Catheter ablation of the pulmonary veins is an effective therapy for patients suffering from paroxysmal atrial fibrillation (AF). However, medicine is lacking a reliable curative therapy for patients with persistent AF, exposing more than 3 million patients in Europe to a 5-fold increased risk of stroke and cardiovascular morbidity. Recently, catheter ablation targeting areas of low voltage identified by intracardiac mapping has gained attention as a promising approach for persistent AF patients. However, wide acceptance of low voltage guided ablation is hindered by the lack of consensus regarding a clear and unambiguous method to identify such low voltage regions. Comparability of studies is limited due to different mapping methods (e.g. mapping during ongoing AF vs. after short term termination of AF to sinus rhythm by cardioversion).
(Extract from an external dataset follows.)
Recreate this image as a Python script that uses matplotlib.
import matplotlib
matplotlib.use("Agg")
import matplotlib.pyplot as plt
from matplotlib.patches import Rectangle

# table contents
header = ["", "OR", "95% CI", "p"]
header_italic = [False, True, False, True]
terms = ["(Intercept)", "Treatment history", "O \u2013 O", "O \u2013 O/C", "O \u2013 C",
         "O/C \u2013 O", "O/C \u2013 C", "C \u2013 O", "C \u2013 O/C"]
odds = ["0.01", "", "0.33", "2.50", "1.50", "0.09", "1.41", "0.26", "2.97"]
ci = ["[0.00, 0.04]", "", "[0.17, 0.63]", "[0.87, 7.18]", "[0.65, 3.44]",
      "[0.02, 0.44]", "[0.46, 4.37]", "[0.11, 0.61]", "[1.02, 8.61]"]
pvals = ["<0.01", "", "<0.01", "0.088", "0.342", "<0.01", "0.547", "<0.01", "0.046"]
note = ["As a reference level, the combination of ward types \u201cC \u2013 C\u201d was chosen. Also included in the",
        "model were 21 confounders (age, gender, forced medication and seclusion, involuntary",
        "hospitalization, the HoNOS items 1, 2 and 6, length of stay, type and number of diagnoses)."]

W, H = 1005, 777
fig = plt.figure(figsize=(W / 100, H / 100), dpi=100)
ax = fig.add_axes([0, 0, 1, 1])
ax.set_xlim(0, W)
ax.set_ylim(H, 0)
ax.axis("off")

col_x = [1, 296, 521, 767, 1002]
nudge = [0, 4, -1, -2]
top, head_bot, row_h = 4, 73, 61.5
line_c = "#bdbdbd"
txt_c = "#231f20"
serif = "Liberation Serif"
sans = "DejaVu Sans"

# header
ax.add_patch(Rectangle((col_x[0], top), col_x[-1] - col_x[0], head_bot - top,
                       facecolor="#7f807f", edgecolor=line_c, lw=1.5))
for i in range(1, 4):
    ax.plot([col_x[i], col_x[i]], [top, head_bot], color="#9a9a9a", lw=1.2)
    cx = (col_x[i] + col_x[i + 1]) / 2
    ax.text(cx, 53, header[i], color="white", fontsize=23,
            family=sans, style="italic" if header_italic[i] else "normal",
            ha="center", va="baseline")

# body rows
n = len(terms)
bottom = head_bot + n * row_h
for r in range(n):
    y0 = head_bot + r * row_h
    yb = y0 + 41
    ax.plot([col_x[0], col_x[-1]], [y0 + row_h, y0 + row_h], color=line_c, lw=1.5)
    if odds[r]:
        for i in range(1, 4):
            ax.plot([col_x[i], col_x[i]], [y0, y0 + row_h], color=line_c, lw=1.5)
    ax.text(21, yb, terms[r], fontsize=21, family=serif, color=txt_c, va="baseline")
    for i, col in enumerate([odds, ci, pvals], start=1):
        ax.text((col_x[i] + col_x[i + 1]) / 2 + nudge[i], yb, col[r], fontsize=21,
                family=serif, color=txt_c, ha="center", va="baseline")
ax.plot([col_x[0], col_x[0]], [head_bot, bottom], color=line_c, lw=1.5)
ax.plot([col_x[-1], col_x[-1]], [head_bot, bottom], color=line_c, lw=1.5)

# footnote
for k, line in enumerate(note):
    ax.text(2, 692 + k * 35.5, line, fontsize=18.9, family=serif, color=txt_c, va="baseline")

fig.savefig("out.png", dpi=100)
Moreover, there is a lack of understanding and consideration of confounding variables that influence voltage but are not indicative of an arrhythmic substrate.
Therefore, in this interdisciplinary project the objectives are to:
- identify the relation between bipolar voltage during sinus rhythm and during ongoing AF using low voltage identification methods currently used by clinical systems,
- try to develop a robust method to pinpoint diseased tissue based on bipolar voltage beyond the state-of-the-art under holistic consideration of confounding factors,
- establish a statistical atlas of the spatial distribution of low voltage areas in AF patients and compare it with the recently published spatial distribution of atrial delayed enhanced areas in magnetic resonance images of AF patients.
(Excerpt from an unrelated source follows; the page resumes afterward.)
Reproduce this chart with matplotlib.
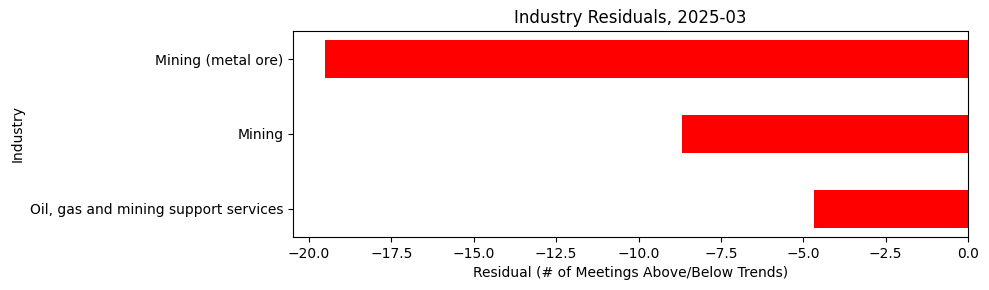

By achieving these objectives together with our clinical collaborators at University Heart Center Freiburg/Bad Krozingen, we will provide a clear, comparable, and unequivocal method to identify areas of low voltage in patients. This method will foster comparability between studies and centers and contribute to leverage the full potential of low voltage guided ablation. In the long run, the results of this project will contribute to overcome today’s one-size-fits-all ablation strategy with its non-satisfactory success rates and support the implementation of personally tailored ablation approaches for patients with persistent AF.